Election disinformation is a newsroom issue. PIIE wants to help
Election disinformation is not always loud, obvious or easy to trace. Sometimes it appears as a fake poster shared in a WhatsApp group. Sometimes it is a manipulated image, a misleading voice note, a false claim about voting procedures, or a coordinated attempt to make people distrust the IEC, journalists or the voting process itself.
This is why the Partnership for Information Integrity and Elections, known as PIIE is important.
PIIE is a multi-stakeholder coalition led by Moxii Africa, SANEF and Africa Check. It brings together civil society, media, technology platforms and state organs to help identify and respond to disinformation ahead of South Africa’s 2026 Local Government Elections.
The coalition includes organisations such as the IEC South Africa, CINIA and Majara Media Monitoring. Its work is built around coordinated response, pooled intelligence, credible public information and practical support for those working to protect the integrity of the election.
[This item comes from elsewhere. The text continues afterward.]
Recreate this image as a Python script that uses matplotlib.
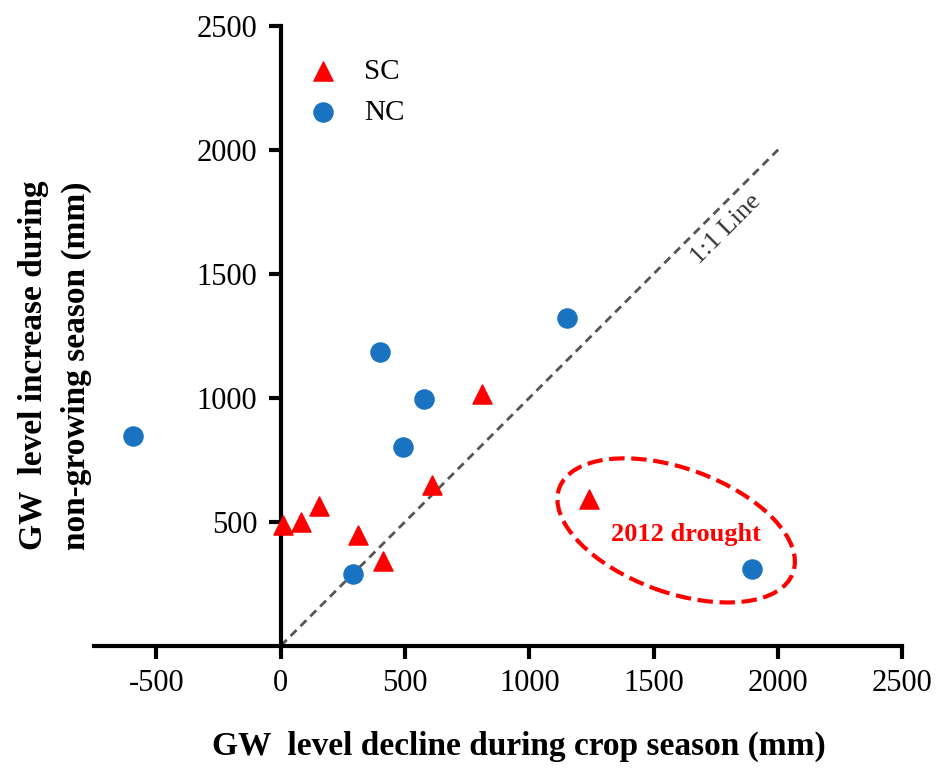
import matplotlib
matplotlib.use("Agg")
import matplotlib.pyplot as plt
from matplotlib.patches import Ellipse

sc_x = [10, 80, 155, 310, 410, 610, 810, 1240]
sc_y = [485, 500, 565, 445, 340, 650, 1015, 590]
nc_x = [-595, 290, 400, 490, 575, 1150, 1895]
nc_y = [845, 290, 1185, 800, 995, 1320, 310]
xticks = [-500, 0, 500, 1000, 1500, 2000, 2500]
yticks = [500, 1000, 1500, 2000, 2500]

plt.rcParams['font.family'] = ['Liberation Serif']
plt.rcParams['axes.unicode_minus'] = False
fig = plt.figure(figsize=(9.43, 7.78), dpi=100)
ax = fig.add_axes([0.1, 0.17, 0.857, 0.797])
ax.set_xlim(-750, 2500)
ax.set_ylim(0, 2500)
ax.spines['top'].set_visible(False)
ax.spines['right'].set_visible(False)
ax.spines['left'].set_position(('data', 0))
for s in ['left', 'bottom']:
    ax.spines[s].set_linewidth(3)
ax.set_xticks(xticks)
ax.set_yticks(yticks)
ax.tick_params(width=3, length=9, labelsize=22, pad=8)
ax.plot([0, 2000], [0, 2000], ls='--', color='#555555', lw=2, dashes=(3, 2))
ax.text(1790, 1680, '1:1 Line', rotation=45, fontsize=19, ha='center', va='center', color='#333333')
ax.scatter(sc_x, sc_y, marker='^', s=190, color='#ff0000', zorder=3, label='SC', clip_on=False)
ax.scatter(nc_x, nc_y, marker='o', s=190, color='#1a73c1', zorder=3, label='NC', clip_on=False)
ax.legend(loc='upper left', bbox_to_anchor=(0.215, 0.99), frameon=False, fontsize=21, handletextpad=0.4, labelspacing=0.5)
ax.add_patch(Ellipse((1590, 465), 1000, 500, angle=-20, fill=False, ec='#ff0000', lw=3, ls='--'))
ax.text(1630, 448, '2012 drought', color='#ff0000', fontsize=19, fontweight='bold', ha='center', va='center')
fig.text(0.55, 0.03, 'GW  level decline during crop season (mm)', ha='center', fontsize=24, fontweight='bold')
fig.text(0.058, 0.53, 'GW  level increase during\nnon-growing season (mm)', ha='center', va='center',
         rotation=90, fontsize=24, fontweight='bold', linespacing=1.5)
fig.savefig('out.png', dpi=100)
For journalists, this matters because disinformation not only affects voters, it also affects the newsrooms and our credibility. Reporters may be targeted, misled, pressured to amplify false claims, or forced to respond quickly to content that has already travelled widely online.
PIIE offers a space where signals, tactics and learnings can be shared between media houses, fact-checkers, researchers, platforms and other organisations working in the public interest. It also creates opportunities to contribute expertise, data, tools, distribution and funding to strengthen the response.